I will. I as a board member. I as a board member. I put a good word in, but that's, but that's a part of the journey you on along the journey, it's time, just the making, it's the people you get to hang around. That is when I saw that, I was like, wait a minute, we know this same person, and he's the coolest dude. Yeah, he's very talented. He is very stylish, super stylish, like, you know, superficial, but, but he's super. He knows his stuff. No, he does.

 

Nicole Zuraitis  46:05

He is, but

 

Rodney Veal  46:06

he's also fun to be around. Yeah, he's

 

Nicole Zuraitis  46:09

ready for the party. We kept missing each other in Savannah. Now I know I gotta get out. You gotta

 

Rodney Veal  46:13

come to Jayden. You gotta come to Deacon. Come on. I'm ready. So we're gonna wrap this conversation up. I'm enjoying myself, but I know, you know, yeah, we had a

 

Nicole Zuraitis  46:25

show. I guess I gotta go get ready for my sing. I mean, that's I forgot. I gotta you got things to do, a TV interview this morning. Now I have you is just such a delay. And then I got a show, and at some point I'm gonna drink another cup of coffee, you will.

 

Rodney Veal  46:40

There's good coffee around here. Oh, good.

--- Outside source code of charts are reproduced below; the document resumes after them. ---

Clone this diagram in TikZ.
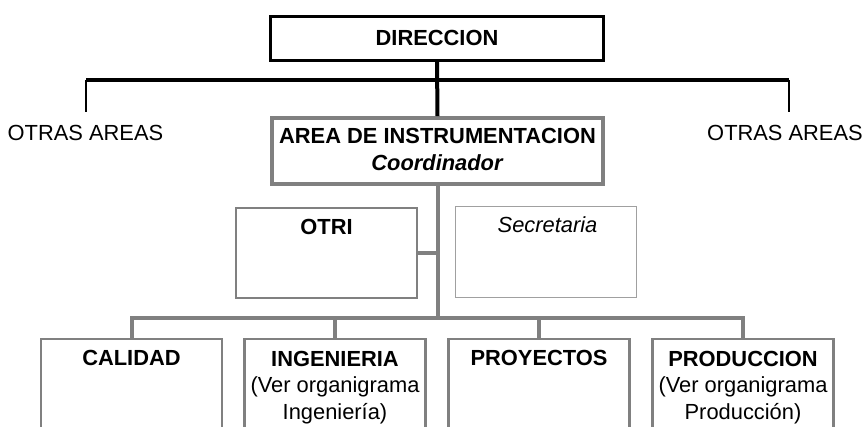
\documentclass[tikz,border=0pt]{standalone}
\usepackage{fontspec}
\setmainfont{Liberation Sans}
\definecolor{lineg}{RGB}{128,128,128}
\definecolor{lightg}{RGB}{160,160,160}
\newcommand\fsz{\fontsize{16.4}{19.8}\selectfont}
\begin{document}
\begin{tikzpicture}[x=0.75pt,y=-0.75pt,
  txt/.style={inner sep=0pt, font=\fsz, align=center},
  topbox/.style={draw=black, line width=2.25pt, inner sep=0pt, minimum width=249.75pt, minimum height=33pt},
  areabox/.style={draw=lineg, line width=2.8pt, inner sep=0pt, minimum width=248.25pt, minimum height=49.5pt},
  midbox/.style={draw=lineg, line width=2.1pt, inner sep=0pt, minimum width=135.75pt, minimum height=67.5pt},
  secbox/.style={draw=lightg, line width=1.1pt, inner sep=0pt, minimum width=135.4pt, minimum height=68pt},
  lowbox/.style={draw=lineg, line width=2.1pt, inner sep=0pt, minimum width=135.75pt, minimum height=75pt},
  blackline/.style={draw=black, line width=2.6pt},
  thinline/.style={draw=black, line width=0.8pt},
  grayline/.style={draw=lineg, line width=3pt}
]
\useasboundingbox (0,0) rectangle (865,426);
\clip (0,0) rectangle (865,426);
\fill[white] (0,0) rectangle (865,426);

% boxes
\node[topbox] (dir) at (437,38.5) {};
\node[areabox] (area) at (437.5,151) {};
\node[midbox] (otri) at (326.5,253) {};
\node[secbox] (sec) at (546,252) {};
\node[lowbox] (cal) at (131.5,389) {};
\node[lowbox] (ing) at (335,389) {};
\node[lowbox] (proy) at (539,389) {};
\node[lowbox] (prod) at (743,389) {};

% texts
\node[txt, anchor=base, font=\fsz\bfseries] (dirt) at (437,45) {DIRECCION};
\node[txt, anchor=base] (otl) at (85.5,140) {OTRAS AREAS};
\node[txt, anchor=base] (otr) at (785,140) {OTRAS AREAS};
\node[txt, anchor=north, font=\fontsize{16.4}{20}\selectfont\bfseries] (areat) at (437.5,128.3) {AREA DE INSTRUMENTACION\\\textit{Coordinador}};
\node[txt, anchor=base, font=\fsz\bfseries] (otrit) at (326.5,234) {OTRI};
\node[txt, anchor=base, font=\fsz\itshape] (sect) at (547.5,232.5) {Secretaria};
\node[txt, anchor=base, font=\fsz\bfseries] (calt) at (131.5,365) {CALIDAD};
\node[txt, anchor=north] (ingt) at (335,350.8) {\textbf{INGENIERIA}\\(Ver organigrama\\Ingeniería)};
\node[txt, anchor=base, font=\fsz\bfseries] (proyt) at (539,365) {PROYECTOS};
\node[txt, anchor=north] (prodt) at (743,350.8) {\textbf{PRODUCCION}\\(Ver organigrama\\Producción)};

% black connectors
\coordinate (hl) at (86,80);
\coordinate (hr) at (789,80);
\coordinate (dl) at (86,112);
\coordinate (dr) at (789,112);
\draw[blackline] (hl) -- (hr);
\draw[thinline] (hl) -- (dl);
\draw[thinline] (hr) -- (dr);
\draw[black, line width=3pt] (dir.south) -- (area.north);

% gray connectors
\coordinate (jn) at (437.5,318);
\coordinate (jo) at (437.5,253);
\draw[grayline] (area.south) -- (jn);
\draw[grayline] (otri.east) -- (jo);
\draw[grayline, line join=miter] (cal.north) |- (jn) -| (prod.north);
\draw[grayline] (ing.north) -- (ing.north |- jn);
\draw[grayline] (proy.north) -- (proy.north |- jn);
\end{tikzpicture}
\end{document}
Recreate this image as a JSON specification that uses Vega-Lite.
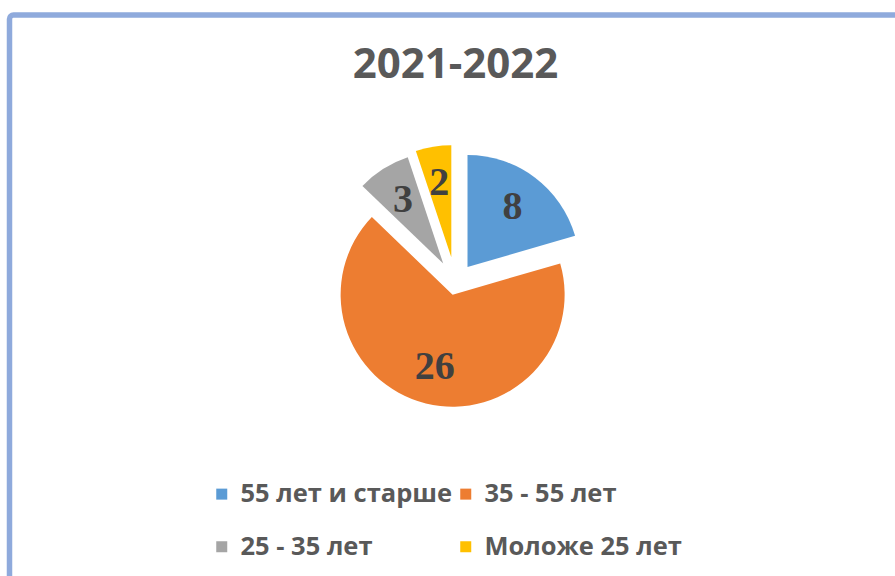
{
  "$schema": "https://vega.github.io/schema/vega-lite/v6.json",
  "autosize": "none",
  "width": 892,
  "height": 600,
  "padding": {"left": 9.5, "top": 15, "right": 0, "bottom": 0},
  "background": "white",
  "view": {"stroke": "#8FAADC", "strokeWidth": 5.5, "cornerRadius": 4, "fill": "white"},
  "title": {
    "text": "2021-2022",
    "font": "Open Sans",
    "fontSize": 42,
    "fontWeight": "bold",
    "color": "#595959",
    "anchor": "middle",
    "frame": "group",
    "baseline": "alphabetic",
    "offset": -105
  },
  "data": {
    "values": [
      {"group": "55 лет и старше", "n": 8, "k": 1},
      {"group": "35 - 55 лет", "n": 26, "k": 2},
      {"group": "25 - 35 лет", "n": 3, "k": 3},
      {"group": "Моложе 25 лет", "n": 2, "k": 4}
    ]
  },
  "encoding": {
    "theta": {"field": "n", "type": "quantitative", "stack": true},
    "order": {"field": "k", "type": "quantitative"}
  },
  "layer": [
    {
      "mark": {
        "type": "arc",
        "radius": 112,
        "xOffset": {"expr": "(datum.group === '35 - 55 лет' ? 12 : datum.group === 'Моложе 25 лет' ? 26 : datum.group === '25 - 35 лет' ? 23 : 20) * sin((scale('theta', datum.n_start) + scale('theta', datum.n_end)) / 2)"},
        "yOffset": {"expr": "-32 - (datum.group === '35 - 55 лет' ? 12 : datum.group === 'Моложе 25 лет' ? 26 : datum.group === '25 - 35 лет' ? 23 : 20) * cos((scale('theta', datum.n_start) + scale('theta', datum.n_end)) / 2)"}
      },
      "encoding": {
        "color": {
          "field": "group",
          "type": "nominal",
          "scale": {
            "domain": ["55 лет и старше", "35 - 55 лет", "25 - 35 лет", "Моложе 25 лет"],
            "range": ["#5B9BD5", "#ED7D31", "#A5A5A5", "#FFC000"]
          },
          "legend": {
            "orient": "none",
            "legendX": 199.5,
            "legendY": 466,
            "columns": 2,
            "direction": "horizontal",
            "title": null,
            "padding": 0,
            "symbolType": "square",
            "symbolSize": 121,
            "symbolStrokeWidth": 0,
            "symbolOpacity": 1,
            "labelFont": "Open Sans",
            "labelFontSize": 25.5,
            "labelFontWeight": "bold",
            "labelColor": "#595959",
            "labelOffset": 6,
            "labelLimit": 500,
            "columnPadding": -2,
            "rowPadding": 26
          }
        }
      }
    },
    {
      "mark": {
        "type": "text",
        "radius": 75,
        "font": "Liberation Serif",
        "fontWeight": "bold",
        "fontSize": 40,
        "align": "center",
        "baseline": "middle",
        "xOffset": {"expr": "(datum.group === '35 - 55 лет' ? 12 : datum.group === 'Моложе 25 лет' ? 26 : datum.group === '25 - 35 лет' ? 23 : 20) * sin((scale('theta', datum.n_start) + scale('theta', datum.n_end)) / 2)"},
        "yOffset": {"expr": "-32 - (datum.group === '35 - 55 лет' ? 12 : datum.group === 'Моложе 25 лет' ? 26 : datum.group === '25 - 35 лет' ? 23 : 20) * cos((scale('theta', datum.n_start) + scale('theta', datum.n_end)) / 2)"}
      },
      "encoding": {
        "text": {"field": "n", "type": "quantitative"},
        "detail": {"field": "group", "type": "nominal"},
        "color": {"value": "#404040"}
      }
    }
  ]
}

But the I always like to ask because, you know, as because it's inspired by, what then, what would be your word of advice to anyone you get this last moment? Oh, gosh, I know I'm setting up as monumental I know, like, what would you say to someone who I always think about parents who are concerned about their kids, who say, I want to be a musician or dance or artist. And, you know, as an educator, I taught K through 12. So I taught in that world, I could see the hand wringing and the world, what would you what would you do to kind of calm? What would you say to them about this journey?

 

Nicole Zuraitis  47:24

There are so many jobs in the music industry to be had, even behind the scenes. That's just as important as the person on stage. There's you know going into the arts doesn't necessarily mean that you have to decide to be like the singer or the musician, like there's so many opportunities to live and work within the art space that are just as fulfilling as being a performer. So you know, when people talk down about going into the arts, it's like, oh, man, but there's so many opportunities to work and, you know, in music and film and TV and all that stuff. But the other thing I would say is that if you could see yourself doing anything else, you know, go do that and keep the joy of music, and don't feel like you fail just because you you didn't do it full time. Like, if you have a day job and you're doing music at night, you're still an artist. I really believe this with my full bones, like it goes back to what I was saying before about people looking down at you for doing weddings. It's like that was my day job. Like everyone has to do what they what they need to do to pay their bills. You're not less of an artist just because you do a day job. And the third thing I'll say is back to the journey. It's a marathon. It's not a sprint. So just keep to the path and keep pounding the payment. And then, you know, carve in your own lane and just do the thing that makes that brings you joy. That's it. That's all

 

Rodney Veal  48:59

and that was a Mic drop. You Nicole, I have had so much fun. This is a blast.

 

Nicole Zuraitis  49:05

Oh, great. I want to stay. We could stay forever.